On Sunday night, I had my first migraine. That's not the story, but it happened in the lead-up to the story I wanted to share and it seemed noteworthy. I've had bad headaches before, but this one came with a seriously heavy dose of nausea. So severe that I basically had to hold my breath when I took the quiche I was baking out of the oven and immediately afterward go to bed, because the smell of even really, really delicious food was going to make me hurl, which is something I almost never do. When you consider that the last time I had actually vomited was exactly 6½ years earlier (my birthday in 2005, when my friends took me to a martini bar 2 weeks after S had dumped me), to be that close to needing to make a mad dash to the Temple of the Porcelain God was more than a little significant.
Anyway, the actual story, as the title suggests, happened at 2AM. The pain and nausea had abated, littledog was getting a bit restless - which usually means he has to go pee - and I was realizing that I probably ought to, as well. So we both got up, and after I made my pit stop, we headed downstairs so Tuck could do the same.
It bears mentioning here, though I think I have also on prior occasions, that rather than a standard backyard, we have a sideyard off the kitchen ell, which was originally a cobbler's shop that was moved down the hillside and attached to the rest of the house - we think - sometime circa 1950. The yard access is through a kitchen mudroom, so the door is tucked in a corner of the building with the grass a few feet away.

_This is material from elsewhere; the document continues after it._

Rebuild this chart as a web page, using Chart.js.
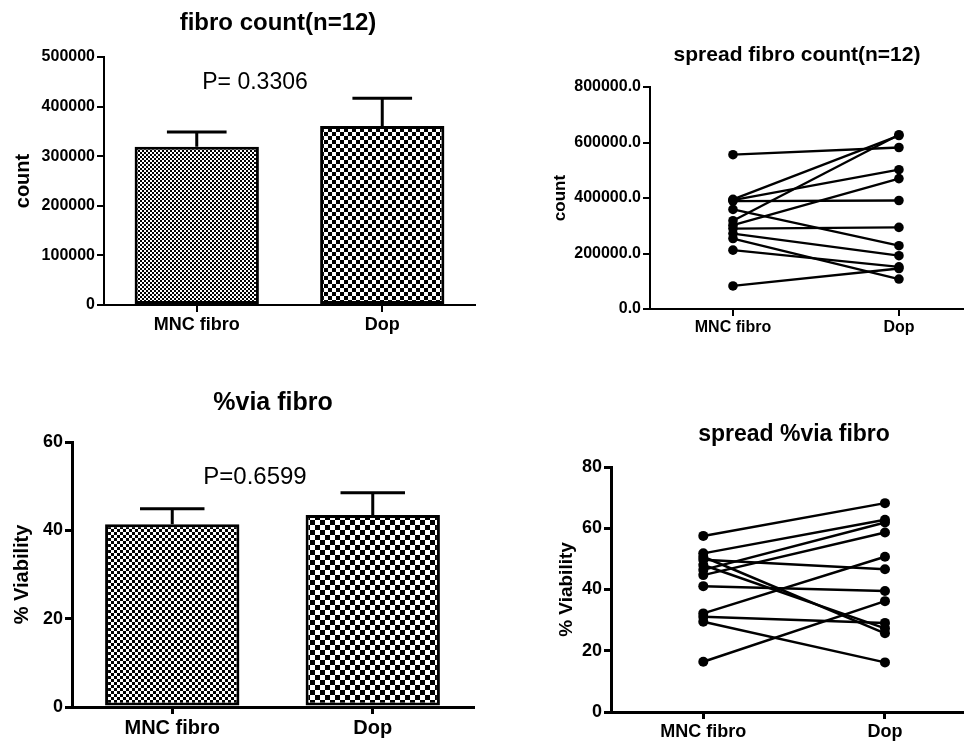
<!DOCTYPE html>
<html>
<head>
<meta charset="utf-8">
<title>fibro</title>
<script src="https://cdn.jsdelivr.net/npm/chart.js@4.4.1/dist/chart.umd.min.js"></script>
<style>
  body { margin: 0; width: 971px; height: 742px; overflow: hidden; background: #fff; position: relative; }
  canvas { position: absolute; }
</style>
</head>
<body>
<canvas id="graficoContagem" width="485" height="345" style="left:0px;top:0px;width:485px;height:345px"></canvas>
<canvas id="graficoSpreadContagem" width="441" height="350" style="left:530px;top:0px;width:441px;height:350px"></canvas>
<canvas id="graficoViabilidade" width="485" height="372" style="left:0px;top:370px;width:485px;height:372px"></canvas>
<canvas id="graficoSpreadViabilidade" width="441" height="372" style="left:530px;top:370px;width:441px;height:372px"></canvas>
<script>
const categorias = ["MNC fibro", "Dop"];

// barras (media + erro)
const mediaContagem = [319000, 361000];
const erroContagem = [30000, 56000];
const ticksContagem = [0, 100000, 200000, 300000, 400000, 500000];

const mediaViabilidade = [41.4, 43.5];
const erroViabilidade = [3.5, 5.0];
const ticksViabilidade = [0, 20, 40, 60];

// pares (n=12)
const mncContagem = [556000, 395000, 392000, 389000, 359000, 318000, 302000, 290000, 272000, 254000, 212000, 83000];
const dopContagem = [582000, 625000, 502000, 391000, 228000, 628000, 470000, 294000, 192000, 108000, 152000, 146000];
const ticksSpreadContagem = [0, 200000, 400000, 600000, 800000];

const mncViabilidade = [57.5, 51.8, 46.4, 44.7, 49.7, 41.1, 16.4, 32.2, 31.1, 29.5, 50.7, 48.0];
const dopViabilidade = [68.2, 62.8, 61.9, 58.6, 46.6, 39.5, 36.2, 50.7, 29.1, 16.2, 25.7, 27.3];
const ticksSpreadViabilidade = [0, 20, 40, 60, 80];

Chart.defaults.font.family = 'Arial, "Liberation Sans", sans-serif';
Chart.defaults.color = "#000";
Chart.defaults.animation = false;

function padraoXadrez(ctx, celula) {
  const c = document.createElement("canvas");
  c.width = celula * 2;
  c.height = celula * 2;
  const g = c.getContext("2d");
  g.fillStyle = "#fff";
  g.fillRect(0, 0, c.width, c.height);
  g.fillStyle = "#000";
  g.fillRect(0, 0, celula, celula);
  g.fillRect(celula, celula, celula, celula);
  return ctx.createPattern(c, "repeat");
}

function criarPluginErro(medias, erros, espessura) {
  return {
    id: "barraErro",
    afterDatasetsDraw(chart) {
      const meta = chart.getDatasetMeta(0);
      const escalaY = chart.scales.y;
      const ctx = chart.ctx;
      ctx.save();
      ctx.strokeStyle = "#000";
      ctx.lineWidth = espessura;
      meta.data.forEach(function (barra, i) {
        const topo = escalaY.getPixelForValue(medias[i] + erros[i]);
        const meia = barra.width * 0.24;
        ctx.beginPath();
        ctx.moveTo(barra.x, barra.y);
        ctx.lineTo(barra.x, topo);
        ctx.moveTo(barra.x - meia, topo);
        ctx.lineTo(barra.x + meia, topo);
        ctx.stroke();
      });
      ctx.restore();
    }
  };
}

function criarPluginTexto(itens) {
  return {
    id: "textos",
    afterDraw(chart) {
      const ctx = chart.ctx;
      ctx.save();
      ctx.fillStyle = "#000";
      ctx.textAlign = "center";
      ctx.textBaseline = "alphabetic";
      itens.forEach(function (t) {
        ctx.font = t.fonte;
        ctx.fillText(t.texto, t.x, t.y);
      });
      ctx.restore();
    }
  };
}

function eixoY(lista, largura, fonte, titulo, fonteTitulo, padTitulo, espessura, formato) {
  return {
    min: lista[0],
    max: lista[lista.length - 1],
    afterBuildTicks: function (escala) {
      escala.ticks = lista.map(function (v) { return { value: v }; });
    },
    afterFit: function (escala) { escala.width = largura; },
    border: { display: true, color: "#000", width: espessura },
    grid: { display: true, drawOnChartArea: false, drawTicks: true, tickLength: 7, color: "#000", lineWidth: espessura },
    ticks: { color: "#000", padding: 2, font: { size: fonte, weight: "bold" }, callback: formato },
    title: { display: true, text: titulo, color: "#000", font: { size: fonteTitulo, weight: "bold" }, padding: { top: padTitulo, bottom: 0 } }
  };
}

function eixoXCategoria(altura, fonte, espessura) {
  return {
    type: "category",
    offset: true,
    afterFit: function (escala) { escala.height = altura; },
    border: { display: true, color: "#000", width: espessura },
    grid: { display: true, offset: false, drawOnChartArea: false, drawTicks: true, tickLength: 7, color: "#000", lineWidth: espessura },
    ticks: { color: "#000", padding: 2, font: { size: fonte, weight: "bold" } }
  };
}

function eixoXPares(min, max, altura, fonte, espessura) {
  return {
    type: "linear",
    min: min,
    max: max,
    afterBuildTicks: function (escala) {
      escala.ticks = categorias.map(function (c, i) { return { value: i }; });
    },
    afterFit: function (escala) { escala.height = altura; },
    border: { display: true, color: "#000", width: espessura },
    grid: { display: true, drawOnChartArea: false, drawTicks: true, tickLength: 7, color: "#000", lineWidth: espessura },
    ticks: {
      color: "#000", padding: 2, font: { size: fonte, weight: "bold" },
      callback: function (v) { return categorias[v]; }
    }
  };
}

function criarBarras(id, medias, erros, lista, celulas, espessura, fontes, titulo, textos, padding) {
  const canvas = document.getElementById(id);
  const ctx = canvas.getContext("2d");
  new Chart(canvas, {
    type: "bar",
    data: {
      labels: categorias,
      datasets: [{
        data: medias,
        backgroundColor: [padraoXadrez(ctx, celulas[0]), padraoXadrez(ctx, celulas[1])],
        borderColor: "#000",
        borderWidth: 3,
        borderSkipped: false,
        barPercentage: 0.67,
        categoryPercentage: 1
      }]
    },
    options: {
      responsive: false,
      layout: { padding: padding },
      plugins: { legend: { display: false }, tooltip: { enabled: false } },
      scales: {
        x: eixoXCategoria(fontes.alturaX, fontes.x, espessura),
        y: eixoY(lista, fontes.larguraY, fontes.y, titulo.texto, titulo.fonte, titulo.pad, espessura,
          function (v) { return String(v); })
      }
    },
    plugins: [criarPluginErro(medias, erros, 3), criarPluginTexto(textos)]
  });
}

function criarPares(id, mnc, dop, lista, xMin, xMax, raio, linha, espessura, fontes, titulo, textos, padding, formato) {
  const canvas = document.getElementById(id);
  let datasets = [];
  for (let i = 0; i < mnc.length; i++) {
    datasets.push({
      data: [{ x: 0, y: mnc[i] }, { x: 1, y: dop[i] }],
      borderColor: "#000",
      borderWidth: linha,
      backgroundColor: "#000",
      pointRadius: raio,
      pointBackgroundColor: "#000",
      pointBorderWidth: 0,
      clip: false
    });
  }
  new Chart(canvas, {
    type: "line",
    data: { datasets: datasets },
    options: {
      responsive: false,
      layout: { padding: padding },
      plugins: { legend: { display: false }, tooltip: { enabled: false } },
      scales: {
        x: eixoXPares(xMin, xMax, fontes.alturaX, fontes.x, espessura),
        y: eixoY(lista, fontes.larguraY, fontes.y, titulo.texto, titulo.fonte, titulo.pad, espessura, formato)
      }
    },
    plugins: [criarPluginTexto(textos)]
  });
}

criarBarras("graficoContagem", mediaContagem, erroContagem, ticksContagem, [2, 4], 2,
  { x: 18, y: 16, alturaX: 40, larguraY: 104 },
  { texto: "count", fonte: 20, pad: 11 },
  [
    { texto: "fibro count(n=12)", fonte: 'bold 24px Arial, "Liberation Sans", sans-serif', x: 278, y: 30 },
    { texto: "P= 0.3306", fonte: '23px Arial, "Liberation Sans", sans-serif', x: 255, y: 89 }
  ],
  { top: 57, right: 10, bottom: 0, left: 0 });

criarPares("graficoSpreadContagem", mncContagem, dopContagem, ticksSpreadContagem, -0.5, 1.386, 4.8, 2.3, 2,
  { x: 16, y: 16, alturaX: 41, larguraY: 120 },
  { texto: "count", fonte: 17, pad: 20 },
  [
    { texto: "spread fibro count(n=12)", fonte: 'bold 21px Arial, "Liberation Sans", sans-serif', x: 267, y: 61 }
  ],
  { top: 87, right: 8, bottom: 0, left: 0 },
  function (v) { return v.toFixed(1); });

criarBarras("graficoViabilidade", mediaViabilidade, erroViabilidade, ticksViabilidade, [3, 5], 3,
  { x: 20, y: 18, alturaX: 35, larguraY: 72 },
  { texto: "% Viability", fonte: 20, pad: 10 },
  [
    { texto: "%via fibro", fonte: 'bold 25px Arial, "Liberation Sans", sans-serif', x: 273, y: 40 },
    { texto: "P=0.6599", fonte: '24px Arial, "Liberation Sans", sans-serif', x: 255, y: 114 }
  ],
  { top: 72, right: 12, bottom: 0, left: 0 });

criarPares("graficoSpreadViabilidade", mncViabilidade, dopViabilidade, ticksSpreadViabilidade, -0.508, 1.424, 5, 2.5, 3,
  { x: 18, y: 18, alturaX: 30, larguraY: 81 },
  { texto: "% Viability", fonte: 19, pad: 25 },
  [
    { texto: "spread %via fibro", fonte: 'bold 23px Arial, "Liberation Sans", sans-serif', x: 264, y: 71 }
  ],
  { top: 97, right: 9, bottom: 0, left: 0 },
  function (v) { return String(v); });
</script>
</body>
</html>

So I opened the mudroom door and just as Tuck hopped down to go to the lawn and do his business, I realized there was a skunk - a small one, but a skunk, nonetheless - near the outside corner of the kitchen, not more than 8 feet from the door. Naturally, I immediately tried to reverse littledog's course, yelling, "Tuck! TUCK! TUCK!"
When it comes to his potty duties, though, littledog is very businesslike and singular of mind, particularly late at night, and he trotted right out into the grass to relieve himself, easily within 6 feet of le jeune M. LePew. I wouldn't be surprised if littledog never even noticed the creature, as it was dark and his vision isn't terribly good, but I'm equally fortunate that he is nearly completely incurious about other animals.
The other week there were two juvenile turkeys in the yard one evening when I let him out. He gave them a glance, but then turned around and headed right back to the house when he was done peeing. If they're not going to pick him up and give him lovin's, then they're not worth wasting time on, and that was pretty much how it went down with the skunk.
I think the poor little critter may have just been confused out of his mind. After all, here was this strange-looking, and maybe-or-maybe-not disinterested, dog off to one side, and a frantic, yelling human to the other side. With limited ammunition in his arsenal, the skunk made the wise decision and, thankfully, beat a hasty retreat without spraying anyone.
The even bigger miracle is how I ever managed to fall back asleep after that bit of excitement.